In Image Comics’ Invincible, a lot of people get punched in the face. That will include you, the reader, if you choose to read it, and subsequently get punched in the face.
Do you like face punching? Maybe you do. I don’t know. I don’t know your life.
Having no experience with previous issues of the Invincible series (shame on you, Tower; this is my favorite non-DC/Marvel comic series of all time – Editor Moody), I have to say this issue #111 reads like a stand-alone. Not so much like a #1, but at the very least, a stand-alone. Everything that happens, happens, but it’s clear WAY more has been going on. It’s kind of like watching an episode of Law & Order, except one of the recurring characters is pregnant.
Written by Robert Kirkman (The Walking Dead), with art by Ryan Ottley (Haunt) and Cliff Rathburn (TWD), Invincible is, by far, the unbeatable one-two punch combination of this particular FOC. It starts strong, keeps pace, and finishes big.
The story of Invincible follows Mark Wahlberg as he chases his dream to play for the NFL — Wait, no. Sorry. That’s not it.
Oh, yeah… Invincible follows Mark Grayson, a super being, last in a long line of super beings, who faces enemies both faceless and faced. The faceless enemies include “difficulty coping with the reality of life” and “inability to accept family.” The faced enemies are mostly “many brains of alternate selves of an evil scientist existing in the same killer robot”…
So, you know, THAT.
I’m giving it a hard time, but it’s a really fun comic. On an honest note, for any of the faint-of-heart, I will say this comic is violent. I assume most of you will not have a problem with that. I don’t either, I just wanted to put it out there… So, it’s violent. And the violence comes as a shock, because the art is playful enough that it doesn’t presume violence.
Regardless, it’s well worth a read, and you can kind of pick up the story at #111 if you want. If, that is, you can take all the HITS.
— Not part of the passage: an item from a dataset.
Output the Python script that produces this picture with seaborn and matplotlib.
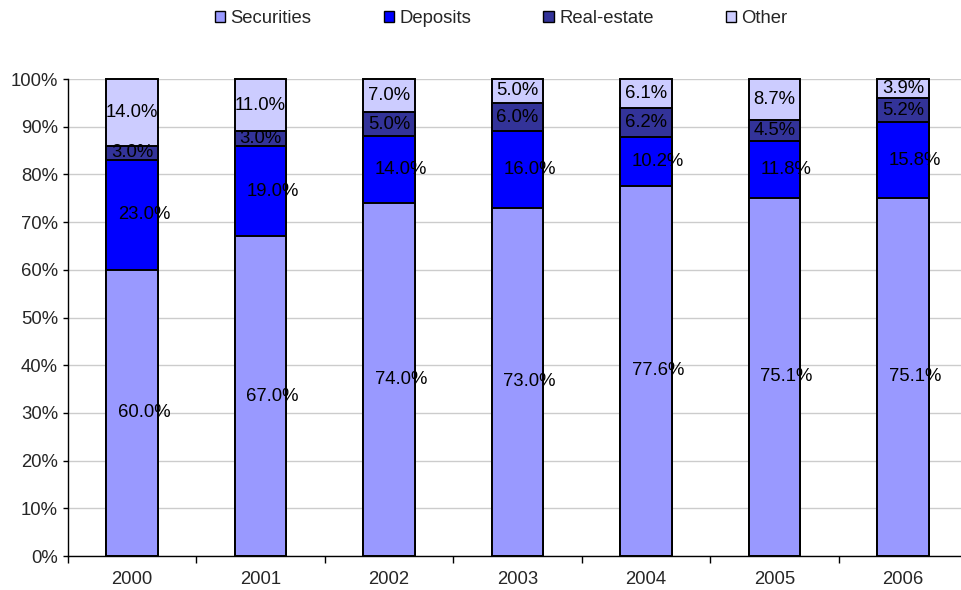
import numpy as np
import pandas as pd
import matplotlib
matplotlib.use("Agg")
import matplotlib.pyplot as plt
import seaborn as sns
from matplotlib.patches import Patch
from matplotlib.ticker import FixedLocator, FuncFormatter

# Portfolio composition by year (percent of total)
years = ["2000", "2001", "2002", "2003", "2004", "2005", "2006"]
securities = [60.0, 67.0, 74.0, 73.0, 77.6, 75.1, 75.1]
deposits = [23.0, 19.0, 14.0, 16.0, 10.2, 11.8, 15.8]
real_estate = [3.0, 3.0, 5.0, 6.0, 6.2, 4.5, 5.2]
other = [14.0, 11.0, 7.0, 5.0, 6.1, 8.7, 3.9]

series_names = ["Securities", "Deposits", "Real-estate", "Other"]
series_values = [securities, deposits, real_estate, other]
colors = ["#9999FF", "#0000FF", "#333399", "#CCCCFF"]
# horizontal nudge of the value labels for each series (in bar slots)
label_shift = [0.093, 0.093, 0.0, 0.0]

sns.set_style("ticks")
plt.rcParams["font.family"] = ["Liberation Sans", "DejaVu Sans"]
FS = 13.3

df = pd.DataFrame({"year": years})
for name, vals in zip(series_names, series_values):
    df[name] = vals
cum = df[series_names].cumsum(axis=1)
lower = cum.shift(1, axis=1).fillna(0)

fig = plt.figure(figsize=(9.62, 5.90), dpi=100)
ax = fig.add_axes([0.0704, 0.0576, 0.935, 0.8085])

# Stack by drawing cumulative totals from the top layer down
for name, color in reversed(list(zip(series_names, colors))):
    sns.barplot(data=cum.assign(year=years), x="year", y=name, color=color,
                saturation=1, width=0.4, edgecolor="black", linewidth=1.4,
                errorbar=None, ax=ax, zorder=2)
for p in ax.patches:
    p.set_clip_on(False)

# Segment value labels
for j, name in enumerate(series_names):
    for i in range(len(years)):
        v = df[name].iloc[i]
        mid = lower[name].iloc[i] + v / 2
        ax.text(i + label_shift[j], mid, f"{v:.1f}%", ha="center", va="center",
                fontsize=FS, color="black", zorder=3)

ax.set_xlim(-0.5, len(years) - 0.5)
ax.set_ylim(0, 100)
ax.set_xlabel("")
ax.set_ylabel("")

ax.yaxis.set_major_locator(FixedLocator(np.arange(0, 101, 10)))
ax.yaxis.set_major_formatter(FuncFormatter(lambda v, _: f"{int(round(v))}%"))
ax.yaxis.grid(True, color="#CCCCCC", linewidth=1.0, zorder=0)
ax.set_axisbelow(True)

ax.xaxis.set_minor_locator(FixedLocator(np.arange(-0.5, len(years), 1.0)))
ax.tick_params(axis="x", which="major", length=0, pad=11, labelsize=FS)
ax.tick_params(axis="x", which="minor", length=5, width=1, direction="out", color="black")
ax.tick_params(axis="y", which="major", length=3.6, width=1, pad=3.5,
               direction="out", labelsize=FS, color="black")

for s in ["top", "right"]:
    ax.spines[s].set_visible(False)
for s in ["left", "bottom"]:
    ax.spines[s].set_color("black")
    ax.spines[s].set_linewidth(1.0)

handles = [Patch(facecolor=c, edgecolor="black", linewidth=1.0, label=n)
           for n, c in zip(series_names, colors)]
fig.legend(handles=handles, loc="center", bbox_to_anchor=(0.521, 0.968),
           ncol=4, frameon=False, fontsize=FS, handlelength=0.55,
           handleheight=0.55, handletextpad=0.3, columnspacing=3.9)

fig.savefig("out.png", dpi=100)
- TMNT 30TH ANNIVERSARY SPECIAL – I mean, let’s all take a knee for Kevin Eastman and Peter Laird, huh? For creating this bizarro pseudo-comic-turned-cultural-institution in some crappy workspace in New Hampshire, like, 30-years ago. Right? Am I right? Initially I wanted to lead off FOC with this because it seemed timely, what with the forthcoming Michael Bay TMNT reboot about to kick-flip it’s way into theaters. But, alas, this particular comic is more of an anthology — albeit a spectacular one — and I wanted to give credence to a new original series. But, c’mon, it isn’t like those four nunchuck-wieldin’ mutant knuckleheads haven’t gotten plenty of attention since their 1984 debut. And from those early days back in Mirage Comics black-n-white, to the glossy sheen of a more kid-friendly appearance in Archie’s Adventure, Leonardo, Raphael, Michelangelo, and Donatello’s collective journey out of the New York City sewers is deftly chronicled in this slick volume. Also included are excerpts from an Image Comics’ 1996-1999 incarnation written by Gary Carlson with art by Frank Fosco; as well as one from writer and artist Jim Lawson in another Mirage release from 2001; and a more recent offering from Tom Waltz and Bobby Curnow (writers) and Dan Duncan (art) released on IDW. 4.5/5.